Turning to why Maltese tend to be so isolated from what happens in Brussels, Dr Grech said:

“I think the main issue with this mentality so to speak is our island status. We are a very small island relatively far away from Brussels. If you live in Paris and things happen in Brussels you are physically closer, so the implications are, without wanting, somehow more tangible. Here people are concerned with domestic issues because this is what is more tangible; this is what affects them first and foremost.”

“It shouldn’t be that way but this is how I explain it to myself. Distance does make us isolated as an island, just to name an example when there were the terror attacks in Paris, people inBrussels felt it a lot. People were really scared, I don’t think that was the situation here. People went along with their normal lives but in Brussels there were profound repercussions especially because some of the terrorists came from Brussels themselves. In Malta it was business as usual, this is how I explain it to myself and this is what we would overcome.”

“Even though we are detached, I believe that Malta has an equal right out speak just as much as Germanyor France and our concerns are just as equally taken into account; it’s not the size that makes the difference. We just have fewer concerns then other Member States for example. The bigger the population the more interests you have so governments have to find a very fine balance between different parties whenever proposals are being discussed at the European Council. In Malta it’s a more straightforward issue so perhaps even at government level there is not so much discussion very often unless it’s a subject that deeply concerns Malta like migration. I think Cyprus it’s pretty much the same story, they are an island, far from Brussels, much more affected from things happening in their region, like what happens in Greece, Turkey, Syria and so on.”

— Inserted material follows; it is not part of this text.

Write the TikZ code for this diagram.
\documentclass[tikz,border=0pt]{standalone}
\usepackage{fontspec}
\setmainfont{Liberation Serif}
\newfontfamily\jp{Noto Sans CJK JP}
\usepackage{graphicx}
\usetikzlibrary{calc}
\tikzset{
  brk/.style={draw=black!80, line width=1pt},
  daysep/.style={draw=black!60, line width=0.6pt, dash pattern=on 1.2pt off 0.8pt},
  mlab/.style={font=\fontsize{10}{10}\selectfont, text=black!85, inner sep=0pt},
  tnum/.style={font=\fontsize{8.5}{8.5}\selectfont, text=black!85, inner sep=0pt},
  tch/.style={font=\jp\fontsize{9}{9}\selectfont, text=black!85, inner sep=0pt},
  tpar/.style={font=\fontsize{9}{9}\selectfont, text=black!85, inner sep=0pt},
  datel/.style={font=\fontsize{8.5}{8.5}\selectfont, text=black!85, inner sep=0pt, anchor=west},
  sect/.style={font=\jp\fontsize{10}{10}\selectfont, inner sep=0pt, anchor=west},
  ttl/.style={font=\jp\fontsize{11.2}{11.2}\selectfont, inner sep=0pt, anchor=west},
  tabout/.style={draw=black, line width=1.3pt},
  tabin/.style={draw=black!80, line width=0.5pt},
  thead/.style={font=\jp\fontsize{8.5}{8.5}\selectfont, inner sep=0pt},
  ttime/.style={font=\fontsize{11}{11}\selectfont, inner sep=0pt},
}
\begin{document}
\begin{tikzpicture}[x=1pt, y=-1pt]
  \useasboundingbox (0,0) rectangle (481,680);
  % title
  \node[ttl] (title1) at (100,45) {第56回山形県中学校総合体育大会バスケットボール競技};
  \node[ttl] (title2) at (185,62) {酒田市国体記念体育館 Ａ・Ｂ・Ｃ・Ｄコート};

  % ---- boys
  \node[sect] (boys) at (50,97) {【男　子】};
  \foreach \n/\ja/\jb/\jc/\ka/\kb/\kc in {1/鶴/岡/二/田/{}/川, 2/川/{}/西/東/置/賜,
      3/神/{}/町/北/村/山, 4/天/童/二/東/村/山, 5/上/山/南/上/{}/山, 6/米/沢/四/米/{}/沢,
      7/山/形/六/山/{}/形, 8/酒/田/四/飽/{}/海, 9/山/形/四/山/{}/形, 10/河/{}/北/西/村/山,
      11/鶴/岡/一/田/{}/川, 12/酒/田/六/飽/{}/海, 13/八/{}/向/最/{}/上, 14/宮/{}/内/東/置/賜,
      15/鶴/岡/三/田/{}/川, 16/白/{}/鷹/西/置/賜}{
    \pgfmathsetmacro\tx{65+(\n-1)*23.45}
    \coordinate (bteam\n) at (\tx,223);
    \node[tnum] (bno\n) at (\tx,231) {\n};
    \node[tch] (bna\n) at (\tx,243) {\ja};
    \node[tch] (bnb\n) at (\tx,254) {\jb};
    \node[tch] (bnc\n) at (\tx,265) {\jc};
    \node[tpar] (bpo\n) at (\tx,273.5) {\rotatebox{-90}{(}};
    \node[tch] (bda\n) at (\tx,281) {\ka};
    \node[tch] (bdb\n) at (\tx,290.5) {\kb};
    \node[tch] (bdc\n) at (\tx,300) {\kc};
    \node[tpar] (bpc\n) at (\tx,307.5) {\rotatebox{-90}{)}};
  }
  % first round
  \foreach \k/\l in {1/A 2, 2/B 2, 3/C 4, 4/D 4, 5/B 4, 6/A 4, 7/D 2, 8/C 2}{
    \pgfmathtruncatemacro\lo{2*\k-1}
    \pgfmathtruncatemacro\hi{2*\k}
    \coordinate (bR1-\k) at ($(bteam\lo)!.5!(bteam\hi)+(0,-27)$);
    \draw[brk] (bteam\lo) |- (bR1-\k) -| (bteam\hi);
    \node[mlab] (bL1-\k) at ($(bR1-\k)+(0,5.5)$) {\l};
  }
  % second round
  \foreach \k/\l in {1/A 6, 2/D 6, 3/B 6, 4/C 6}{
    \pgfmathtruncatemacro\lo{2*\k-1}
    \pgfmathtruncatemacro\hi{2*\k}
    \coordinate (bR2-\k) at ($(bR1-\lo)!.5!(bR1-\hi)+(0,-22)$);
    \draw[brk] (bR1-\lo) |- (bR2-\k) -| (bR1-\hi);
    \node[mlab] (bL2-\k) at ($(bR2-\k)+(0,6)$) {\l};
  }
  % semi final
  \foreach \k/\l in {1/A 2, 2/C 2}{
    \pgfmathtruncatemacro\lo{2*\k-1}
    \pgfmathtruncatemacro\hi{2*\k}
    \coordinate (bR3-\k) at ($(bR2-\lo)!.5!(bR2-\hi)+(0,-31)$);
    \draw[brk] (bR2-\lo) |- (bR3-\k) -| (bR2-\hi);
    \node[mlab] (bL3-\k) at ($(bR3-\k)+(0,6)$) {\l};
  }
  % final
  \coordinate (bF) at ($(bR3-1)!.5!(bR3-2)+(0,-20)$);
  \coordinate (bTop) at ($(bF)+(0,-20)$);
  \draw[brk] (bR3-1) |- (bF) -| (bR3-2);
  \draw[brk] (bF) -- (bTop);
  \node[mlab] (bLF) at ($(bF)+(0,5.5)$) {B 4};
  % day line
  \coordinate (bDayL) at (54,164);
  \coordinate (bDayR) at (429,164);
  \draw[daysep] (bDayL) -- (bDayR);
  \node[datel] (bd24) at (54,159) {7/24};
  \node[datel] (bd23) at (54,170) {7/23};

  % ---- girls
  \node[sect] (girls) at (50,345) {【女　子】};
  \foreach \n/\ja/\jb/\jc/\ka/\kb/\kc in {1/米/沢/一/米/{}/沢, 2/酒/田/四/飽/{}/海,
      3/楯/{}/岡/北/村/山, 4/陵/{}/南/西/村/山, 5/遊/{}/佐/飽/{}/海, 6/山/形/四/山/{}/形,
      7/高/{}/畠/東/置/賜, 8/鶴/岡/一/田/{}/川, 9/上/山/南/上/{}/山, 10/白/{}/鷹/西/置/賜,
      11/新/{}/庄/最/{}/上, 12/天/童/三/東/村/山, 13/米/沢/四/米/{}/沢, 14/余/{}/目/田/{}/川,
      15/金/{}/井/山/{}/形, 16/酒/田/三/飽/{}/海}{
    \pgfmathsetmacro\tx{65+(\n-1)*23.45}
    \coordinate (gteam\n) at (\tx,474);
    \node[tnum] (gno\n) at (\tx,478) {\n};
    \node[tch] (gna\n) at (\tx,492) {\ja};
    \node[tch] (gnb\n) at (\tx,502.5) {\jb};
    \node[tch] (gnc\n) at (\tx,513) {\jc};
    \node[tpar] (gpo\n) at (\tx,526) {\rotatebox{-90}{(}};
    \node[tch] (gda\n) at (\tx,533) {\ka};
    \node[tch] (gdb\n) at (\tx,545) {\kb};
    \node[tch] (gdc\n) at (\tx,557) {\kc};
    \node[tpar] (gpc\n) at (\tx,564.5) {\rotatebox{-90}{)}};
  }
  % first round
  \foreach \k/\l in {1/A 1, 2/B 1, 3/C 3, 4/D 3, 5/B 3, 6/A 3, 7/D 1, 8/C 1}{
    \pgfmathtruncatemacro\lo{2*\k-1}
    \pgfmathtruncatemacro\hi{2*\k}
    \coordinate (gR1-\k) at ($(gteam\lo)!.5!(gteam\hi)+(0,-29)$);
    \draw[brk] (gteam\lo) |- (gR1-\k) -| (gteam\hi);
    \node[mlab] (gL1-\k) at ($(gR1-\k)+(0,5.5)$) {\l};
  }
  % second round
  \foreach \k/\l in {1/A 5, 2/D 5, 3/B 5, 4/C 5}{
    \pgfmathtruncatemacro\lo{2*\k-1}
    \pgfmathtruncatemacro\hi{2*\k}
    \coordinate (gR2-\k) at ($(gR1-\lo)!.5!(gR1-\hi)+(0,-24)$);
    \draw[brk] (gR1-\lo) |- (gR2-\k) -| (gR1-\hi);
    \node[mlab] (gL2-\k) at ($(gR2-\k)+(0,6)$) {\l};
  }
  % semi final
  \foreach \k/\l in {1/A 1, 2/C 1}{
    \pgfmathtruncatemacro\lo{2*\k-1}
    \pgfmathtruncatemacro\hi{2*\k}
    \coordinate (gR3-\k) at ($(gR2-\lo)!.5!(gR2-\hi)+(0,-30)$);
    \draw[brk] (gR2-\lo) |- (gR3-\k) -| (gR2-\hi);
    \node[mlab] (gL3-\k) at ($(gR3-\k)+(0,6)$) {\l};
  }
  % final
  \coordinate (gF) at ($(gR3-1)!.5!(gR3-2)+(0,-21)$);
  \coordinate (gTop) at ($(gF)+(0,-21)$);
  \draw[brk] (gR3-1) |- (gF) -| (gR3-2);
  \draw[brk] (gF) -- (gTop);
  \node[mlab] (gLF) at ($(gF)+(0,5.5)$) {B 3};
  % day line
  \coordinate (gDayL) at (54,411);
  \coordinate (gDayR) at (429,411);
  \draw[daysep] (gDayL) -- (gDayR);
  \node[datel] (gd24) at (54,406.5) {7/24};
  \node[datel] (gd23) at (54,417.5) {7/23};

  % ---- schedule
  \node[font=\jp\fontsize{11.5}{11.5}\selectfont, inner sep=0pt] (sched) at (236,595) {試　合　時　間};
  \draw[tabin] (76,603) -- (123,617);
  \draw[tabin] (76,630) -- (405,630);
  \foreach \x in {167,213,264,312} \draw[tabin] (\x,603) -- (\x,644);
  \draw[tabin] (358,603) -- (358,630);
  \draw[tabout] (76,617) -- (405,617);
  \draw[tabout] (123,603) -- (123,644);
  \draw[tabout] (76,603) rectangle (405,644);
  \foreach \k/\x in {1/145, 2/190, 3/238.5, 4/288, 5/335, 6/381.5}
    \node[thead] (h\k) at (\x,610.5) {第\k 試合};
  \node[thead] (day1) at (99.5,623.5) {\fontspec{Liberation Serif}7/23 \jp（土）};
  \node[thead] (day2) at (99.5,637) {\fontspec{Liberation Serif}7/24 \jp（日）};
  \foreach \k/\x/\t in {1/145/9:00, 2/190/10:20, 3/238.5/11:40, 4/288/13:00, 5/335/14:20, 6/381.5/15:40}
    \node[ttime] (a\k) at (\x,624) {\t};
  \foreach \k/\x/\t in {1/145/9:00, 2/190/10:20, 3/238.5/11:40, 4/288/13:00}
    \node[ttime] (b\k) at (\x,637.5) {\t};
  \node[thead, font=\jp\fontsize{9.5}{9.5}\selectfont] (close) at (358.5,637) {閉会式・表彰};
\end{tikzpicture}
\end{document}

Dr Grech was appointed to her new role on January 1, 2016. She has had a long career both in Brussels with the Commission and with the Maltese government at the Ministry for Foreign Affairs. Dr Grech has not lived and worked in Malta for a number of years, therefore just two weeks into her new role, back in her home country, this newsroom asked her how difficult it has been to reorient herself back into the Maltese scene:

“When I start a new job I like to meet the colleagues, what they do, who they are, what problems need resolving and how we can create a better team atmosphere. This week there were a lot of public events and interviews. I like to keep myself informed as to what is happening locally as that is part of my job, keep myself informed what is happening in Brussels and then attend any events, organise events, brainstorm with colleagues on what we can organise and transmit messages in the right way. See if we need to speak to people, I want to meet key people in the Maltese administration, civil society, NGOs and stakeholders to try and get the feeling and understand what is happening on the ground and how we can improve our performance as a representation.”